In a new report into tackling poverty in the early years the commissioner, Anne Longfield, said their research “shows that with the support of a Home-Start volunteer families experience a significant increase in their ability to parent and meet the needs of their children”.

You can read the new report by the Children’s Commissioner here.

Rob Parkinson, chief executive of Home-Start UK said “early intervention can make a huge difference to a child’s future and a family’s wellbeing. Our own research shows the difference that Home-Start’s work makes, and when we speak to families they tell us how their volunteer has changed their lives. I am really pleased that this has been recognised by the children’s commissioner in her report.”

Home-Start’s own research into the families we support showed that 95% of parents felt more involved in their children’s development and 94% felt better able to manage their children’s behaviour after receiving the support of a home-visiting volunteer.
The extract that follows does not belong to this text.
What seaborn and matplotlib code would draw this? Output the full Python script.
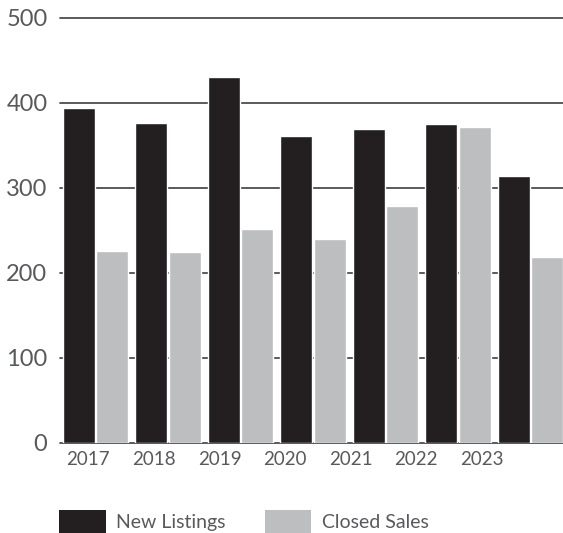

The children’s commissioner’s report featured the comments of a parent who was being supported by a local Home-Start. The commissioner said “the support has provided her with some respite from the day to day tasks that she was struggling with and has also been an enabling factor in helping her to access early years services which she was nervous of.”

Rob Parkinson added, “Many of the families we support either don’t know what services can help them or they can’t access them. Whether families are living with post-natal depression, isolation or find it difficult to leave the house, identifying and helping families access services is one of the most important roles of a Home-Start volunteer. This is why I am delighted that this has been included in the report.”

The report is called 'Changing The Odds In The Early Years' and Home-Start is mentioned on pages seven and eight.